Judge rules against state on kids in nursing homes

After a decade-long legal fight, a federal judge Friday ordered Florida to make changes to keep children with “complex” medical conditions out of nursing homes and help them receive care in their family homes or communities.

U.S. District Judge Donald Middlebrooks, siding with the U.S. Department of Justice, ruled that Florida has violated the Americans with Disabilities Act and the rights of children “who rely upon the provision of vital Medicaid services and are trying, in vain, to avoid growing up in nursing homes.”

“Unjustified institutionalization of individuals with disabilities is unacceptable, especially given the advances in technology and in the provision of home-based care,” Middlebrooks wrote in a 79-page decision. “Any family who wants to care for their child at home should be able to do so.”

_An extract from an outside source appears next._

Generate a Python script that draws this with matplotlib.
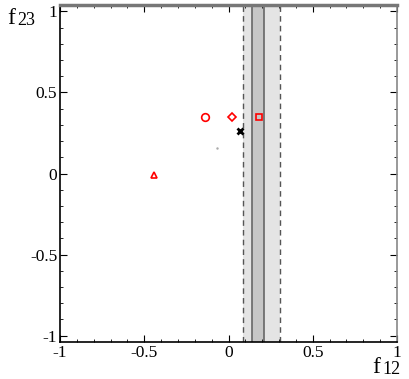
import matplotlib
matplotlib.use("Agg")
import matplotlib.pyplot as plt
from matplotlib.ticker import MultipleLocator

plt.rcParams['font.family'] = ['Liberation Serif', 'DejaVu Serif']

# data
outer_band = [0.086, 0.306]
inner_band = [0.141, 0.213]
circle_pt = (-0.14, 0.35)
diamond_pt = (0.02, 0.35)
square_pt = (0.18, 0.35)
triangle_pt = (-0.44, -0.01)
cross_pt = (0.07, 0.26)
speck_pt = (-0.07, 0.16)
ticks = [-1, -0.5, 0, 0.5, 1]
tick_labels = ['-1', '-0.5', '0', '0.5', '1']

fig = plt.figure(figsize=(4.09, 3.79), dpi=100)
ax = fig.add_axes([60/409, 1-342/379, 337/409, 337/379])
ax.set_xlim(-1, 1)
ax.set_ylim(-1.04, 1.04)

ax.axvspan(outer_band[0], outer_band[1], color='#e4e4e4', lw=0, zorder=1)
ax.axvspan(inner_band[0], inner_band[1], color='#c6c6c6', lw=0, zorder=1)
for xv in outer_band:
    ax.axvline(xv, color='#555555', lw=1.0, ls=(0, (4, 3)), zorder=2)
for xv in inner_band:
    ax.axvline(xv, color='#666666', lw=1.2, zorder=2)

mk = dict(mfc='none', mec='red', mew=1.2, ms=5.5, ls='none', zorder=4)
ax.plot(*circle_pt, marker='o', **mk)
ax.plot(*diamond_pt, marker='D', **{**mk, 'ms': 4.5})
ax.plot(*square_pt, marker='s', **{**mk, 'ms': 4.5})
ax.plot(*triangle_pt, marker='^', **{**mk, 'ms': 5})
ax.plot(*cross_pt, marker='x', color='black', mew=2, ms=5, ls='none', zorder=4)
ax.plot(*speck_pt, marker='.', color='#aaaaaa', ms=1.5, ls='none', zorder=3)

ax.set_xticks(ticks)
ax.set_yticks(ticks)
ax.set_xticklabels(tick_labels)
ax.set_yticklabels(tick_labels)
ax.xaxis.set_minor_locator(MultipleLocator(0.1))
ax.yaxis.set_minor_locator(MultipleLocator(0.1))
ax.tick_params(which='both', direction='in', top=True, right=True, labelsize=12.5, pad=2)
ax.tick_params(which='major', length=5, width=0.8)
ax.tick_params(which='minor', length=2.5, width=0.6)

ax.spines['left'].set_linewidth(1.2)
ax.spines['bottom'].set_linewidth(1.2)
ax.spines['top'].set_color('#777777')
ax.spines['top'].set_linewidth(2.5)
ax.spines['right'].set_color('#888888')
ax.spines['right'].set_linewidth(1.2)

def label(x, y, main, sub):
    fig.text(x/409, 1-y/379, main, fontsize=17, ha='left', va='baseline')
    fig.text((x+10)/409, 1-(y+1)/379, sub, fontsize=13, ha='left', va='baseline')

label(7, 24, 'f', '23')
label(372, 373, 'f', '12')

fig.savefig('out.png', dpi=100)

Middlebrooks criticized the state for not doing more to ensure services such as private-duty nursing that could enable children to live outside of nursing homes and to help children who are at risk of being institutionalized. The case centers on children in the Medicaid program with conditions that often require round-the-clock care involving such needs as ventilators, feeding tubes and breathing tubes.

“Those who are institutionalized are spending months, and sometimes years of their youth isolated from family and the outside world,” Middlebrooks wrote. “They don’t need to be there. I am convinced of this after listening to the evidence, hearing from the experts, and touring one of these facilities myself. If provided adequate services, most of these children could thrive in their own homes, nurtured by their own families. Or if not at home, then in some other community-based setting that would support their psychological and emotional health, while also attending to their physical needs.”

The state Agency for Health Care Administration, which runs most of the Medicaid program, said Monday evening it will seek a stay and appeal Middlebrooks’ ruling.

“During the trial, witnesses testified that their medically complex children were in nursing homes for various reasons unrelated to the state or its policies,” the agency said in a statement. “Not one parent testified that they are ready and willing to take a child home but cannot do so because of the state’s actions or omissions. The court’s conclusion that the state’s actions or omissions force children to live in nursing homes against their parents’ wishes is a generalization unsupported and even refuted by the evidence presented at trial.” 

The Justice Department filed the lawsuit in 2013, after conducting an investigation that concluded the state Medicaid program was unnecessarily institutionalizing children in nursing homes. The state vehemently fought the allegations and the lawsuit, with the U.S. Supreme Court last year declining to take up a state appeal aimed at preventing the case from moving forward.

Friday’s ruling said about 140 children in the Medicaid program are in three nursing homes in Broward and Pinellas counties. It also said more than 1,800 children are considered at risk of being institutionalized.